**Provided data:**
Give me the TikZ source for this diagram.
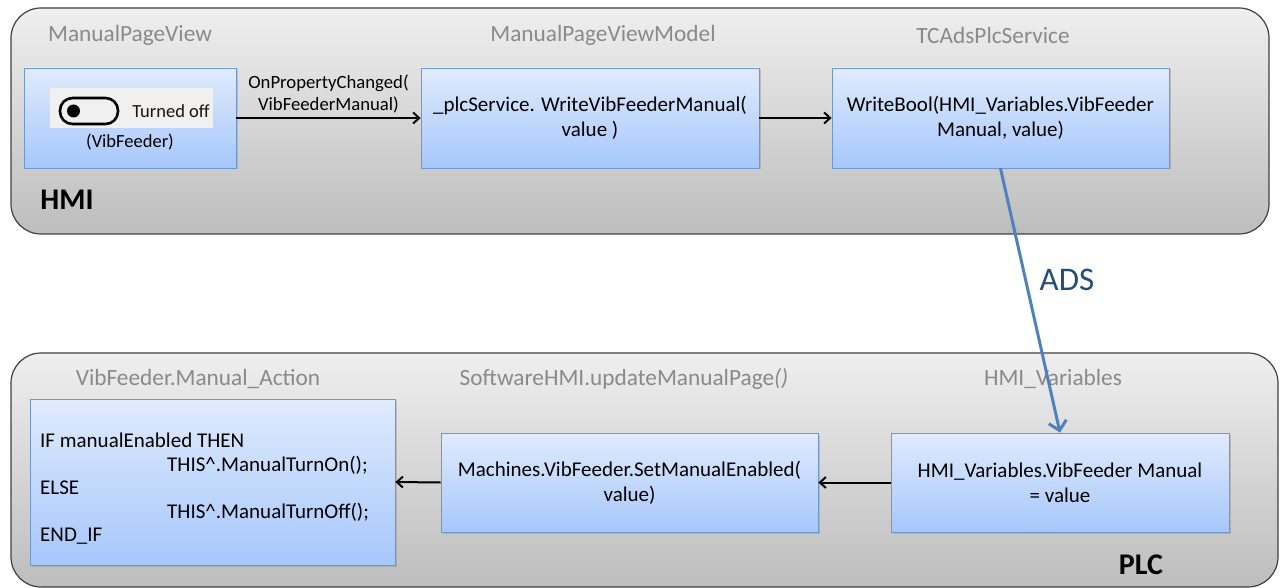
\documentclass[tikz,border=0pt]{standalone}
\usepackage{fontspec}
\setmainfont{Carlito}
\usetikzlibrary{arrows.meta,shadows}
\definecolor{boxtop}{HTML}{E0EBFD}
\definecolor{boxbot}{HTML}{A6C7FB}
\definecolor{boxline}{HTML}{6E98D0}
\definecolor{grptop}{HTML}{EFEFEF}
\definecolor{grpbot}{HTML}{BDBDBD}
\definecolor{grpline}{HTML}{404040}
\definecolor{titlegray}{HTML}{8A8A8A}
\definecolor{adsblue}{HTML}{4F81BD}
\definecolor{adstext}{HTML}{1F4E79}
\tikzset{
  grp/.style={draw=grpline, line width=1.2pt, rounded corners=30pt, top color=grptop, bottom color=grpbot},
  fbox/.style={draw=boxline, line width=0.8pt, top color=boxtop, bottom color=boxbot, align=center,
    font=\fontsize{21}{25}\selectfont, inner sep=0pt,
    drop shadow={shadow xshift=1.5pt, shadow yshift=-1.5pt, opacity=0.35}},
  grptitle/.style={text=titlegray, font=\fontsize{23.3}{27}\selectfont, inner sep=0pt},
  grpname/.style={font=\fontsize{30}{34}\selectfont\bfseries, inner sep=0pt},
  flow/.style={draw=black, line width=2pt, -{Straight Barb[length=6pt,width=11pt]}},
}
\begin{document}
\begin{tikzpicture}[x=1pt,y=-1pt]
\useasboundingbox (0,0) rectangle (1283,588);
% containers
\shade[grp] (11,8) rectangle (1269,234);
\shade[grp] (11,353) rectangle (1278,587);
% titles
\node[grptitle] (t1) at (130,35) {ManualPageView};
\node[grptitle] (t2) at (603,35) {ManualPageViewModel};
\node[grptitle] (t3) at (993,35) {TCAdsPlcService};
\node[grptitle] (t4) at (198,379) {VibFeeder.Manual\_Action};
\node[grptitle] (t5) at (624,379) {SoftwareHMI.updateManualPage\textit{()}};
\node[grptitle] (t6) at (1053,379) {HMI\_Variables};
\node[grpname] (hmi) at (67,200) {HMI};
\node[grpname] (plc) at (1141,565) {PLC};
% boxes
\node[fbox, minimum width=212pt, minimum height=100pt] (b1) at (130,118) {};
\node[fbox, minimum width=338pt, minimum height=100pt] (b2) at (590,118) {\_plcService. WriteVibFeederManual(\\value )};
\node[fbox, minimum width=337pt, minimum height=100pt] (b3) at (1000.5,118) {WriteBool(HMI\_Variables.VibFeeder\\Manual, value)};
\node[fbox, minimum width=365pt, minimum height=166pt] (b4) at (212.5,482) {};
\node[fbox, minimum width=377pt, minimum height=99pt] (b5) at (629.5,482.5) {Machines.VibFeeder.SetManualEnabled(\\value)};
\node[fbox, minimum width=338pt, minimum height=99pt] (b6) at (1060,482.5) {HMI\_Variables.VibFeeder Manual\\= value};
% toggle icon in b1
\fill[black!6] (50,88) rectangle (213,128);
\draw[line width=2.6pt, rounded corners=12.5pt] (60,98) rectangle (118,124);
\fill (73.5,111) circle (6.5pt);
\node[font=\fontsize{18.5}{22}\selectfont, text=black!85!brown, inner sep=0pt] (toff) at (171,111) {Turned off};
\node[font=\fontsize{18.5}{22}\selectfont, inner sep=0pt] (vf) at (130,142) {(VibFeeder)};
% code in b4
\node[font=\fontsize{21}{23.5}\selectfont, align=left, anchor=north west, inner sep=0pt] (code) at (40,433)
 {IF manualEnabled THEN\\
  \hspace*{127pt}THIS\textasciicircum.ManualTurnOn();\\
  ELSE\\
  \hspace*{127pt}THIS\textasciicircum.ManualTurnOff();\\
  END\_IF};
% connectors
\draw[flow] (b1.east) -- node[above=4pt, align=center, font=\fontsize{18.7}{22}\selectfont, inner sep=0pt] {OnPropertyChanged(\\VibFeederManual)} (b2.west);
\draw[flow] (b2.east) -- (b3.west);
\draw[flow] (b6.west) -- (b5.east);
\draw[flow] (b5.west) -- (b4.east);
\draw[draw=adsblue, line width=3pt, -{Straight Barb[length=9pt,width=18pt]}] (b3.south) -- (b6.north);
\node[text=adstext, font=\fontsize{33}{38}\selectfont, inner sep=0pt] (ads) at (1067,280) {ADS};
\end{tikzpicture}
\end{document}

**Problem details:** Leave out the pictures and reproduce the rest of the listing exactly.

**Answer to this problem:**
Give me the TikZ source for this diagram.
\documentclass[tikz,border=0pt]{standalone}
\usepackage{fontspec}
\setmainfont{Carlito}
\usetikzlibrary{arrows.meta,shadows}
\definecolor{boxtop}{HTML}{E0EBFD}
\definecolor{boxbot}{HTML}{A6C7FB}
\definecolor{boxline}{HTML}{6E98D0}
\definecolor{grptop}{HTML}{EFEFEF}
\definecolor{grpbot}{HTML}{BDBDBD}
\definecolor{grpline}{HTML}{404040}
\definecolor{titlegray}{HTML}{8A8A8A}
\definecolor{adsblue}{HTML}{4F81BD}
\definecolor{adstext}{HTML}{1F4E79}
\tikzset{
  grp/.style={draw=grpline, line width=1.2pt, rounded corners=30pt, top color=grptop, bottom color=grpbot},
  fbox/.style={draw=boxline, line width=0.8pt, top color=boxtop, bottom color=boxbot, align=center,
    font=\fontsize{21}{25}\selectfont, inner sep=0pt,
    drop shadow={shadow xshift=1.5pt, shadow yshift=-1.5pt, opacity=0.35}},
  grptitle/.style={text=titlegray, font=\fontsize{23.3}{27}\selectfont, inner sep=0pt},
  grpname/.style={font=\fontsize{30}{34}\selectfont\bfseries, inner sep=0pt},
  flow/.style={draw=black, line width=2pt, -{Straight Barb[length=6pt,width=11pt]}},
}
\begin{document}
\begin{tikzpicture}[x=1pt,y=-1pt]
\useasboundingbox (0,0) rectangle (1283,588);
% containers
\shade[grp] (11,8) rectangle (1269,234);
\shade[grp] (11,353) rectangle (1278,587);
% titles
\node[grptitle] (t1) at (130,35) {ManualPageView};
\node[grptitle] (t2) at (603,35) {ManualPageViewModel};
\node[grptitle] (t3) at (993,35) {TCAdsPlcService};
\node[grptitle] (t4) at (198,379) {VibFeeder.Manual\_Action};
\node[grptitle] (t5) at (624,379) {SoftwareHMI.updateManualPage\textit{()}};
\node[grptitle] (t6) at (1053,379) {HMI\_Variables};
\node[grpname] (hmi) at (67,200) {HMI};
\node[grpname] (plc) at (1141,565) {PLC};
% boxes
\node[fbox, minimum width=212pt, minimum height=100pt] (b1) at (130,118) {};
\node[fbox, minimum width=338pt, minimum height=100pt] (b2) at (590,118) {\_plcService. WriteVibFeederManual(\\value )};
\node[fbox, minimum width=337pt, minimum height=100pt] (b3) at (1000.5,118) {WriteBool(HMI\_Variables.VibFeeder\\Manual, value)};
\node[fbox, minimum width=365pt, minimum height=166pt] (b4) at (212.5,482) {};
\node[fbox, minimum width=377pt, minimum height=99pt] (b5) at (629.5,482.5) {Machines.VibFeeder.SetManualEnabled(\\value)};
\node[fbox, minimum width=338pt, minimum height=99pt] (b6) at (1060,482.5) {HMI\_Variables.VibFeeder Manual\\= value};
% toggle icon in b1
\fill[black!6] (50,88) rectangle (213,128);
\draw[line width=2.6pt, rounded corners=12.5pt] (60,98) rectangle (118,124);
\fill (73.5,111) circle (6.5pt);
\node[font=\fontsize{18.5}{22}\selectfont, text=black!85!brown, inner sep=0pt] (toff) at (171,111) {Turned off};
\node[font=\fontsize{18.5}{22}\selectfont, inner sep=0pt] (vf) at (130,142) {(VibFeeder)};
% code in b4
\node[font=\fontsize{21}{23.5}\selectfont, align=left, anchor=north west, inner sep=0pt] (code) at (40,433)
 {IF manualEnabled THEN\\
  \hspace*{127pt}THIS\textasciicircum.ManualTurnOn();\\
  ELSE\\
  \hspace*{127pt}THIS\textasciicircum.ManualTurnOff();\\
  END\_IF};
% connectors
\draw[flow] (b1.east) -- node[above=4pt, align=center, font=\fontsize{18.7}{22}\selectfont, inner sep=0pt] {OnPropertyChanged(\\VibFeederManual)} (b2.west);
\draw[flow] (b2.east) -- (b3.west);
\draw[flow] (b6.west) -- (b5.east);
\draw[flow] (b5.west) -- (b4.east);
\draw[draw=adsblue, line width=3pt, -{Straight Barb[length=9pt,width=18pt]}] (b3.south) -- (b6.north);
\node[text=adstext, font=\fontsize{33}{38}\selectfont, inner sep=0pt] (ads) at (1067,280) {ADS};
\end{tikzpicture}
\end{document}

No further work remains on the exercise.